Debunking "Learning Styles": Popular 'neuromyths' about how we learn are creating confusion in the classroom
Christopher Chabris & Daniel Simons:
The myth about learning styles was the most popular: 94% of the teachers believed that students perform better when lessons are delivered in their preferred learning style. Indeed, students do have preferences about how they learn; the problem is that these preferences have little to do with how effectively they learn.
Cognitive psychologist Daniel Willingham explained this conundrum in his 2009 book "Why Don't Students Like School?" In the best tests of the learning-styles theory, researchers first ascertain students' preferred styles and then randomly assign them to a form of instruction that either matches their preferences or doesn't. For example, in one study, students were randomly assigned to memorize a set of objects presented either verbally (as names) or visually (as pictures). Overall, visual presentation led to better memory, but there was no relationship between the learners' preferences and the instruction style. A study comparing "sensing" to "intuitive" learners among medical residents being taught new procedures reached a similar conclusion.
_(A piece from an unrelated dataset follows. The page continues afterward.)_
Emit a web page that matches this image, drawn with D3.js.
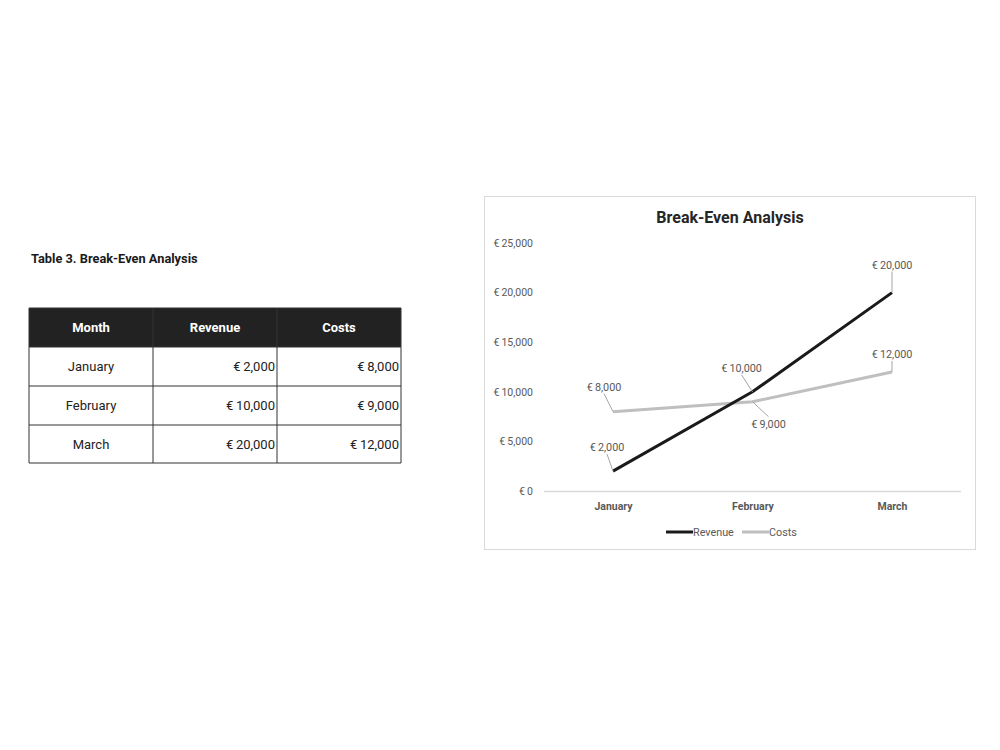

Of course, good teachers sense when students are struggling or progressing, and they adjust accordingly. Students with disabilities have individual needs that should be addressed. But a comprehensive review commissioned by the Association for Psychological Science concluded that there's essentially no evidence that customizing instruction formats to match students' preferred learning styles leads to better achievement. This is a knock not on teachers--we are teachers ourselves--but on human intuition, which finds the claim about learning styles so self-evident that it is hard to see how it could be wrong.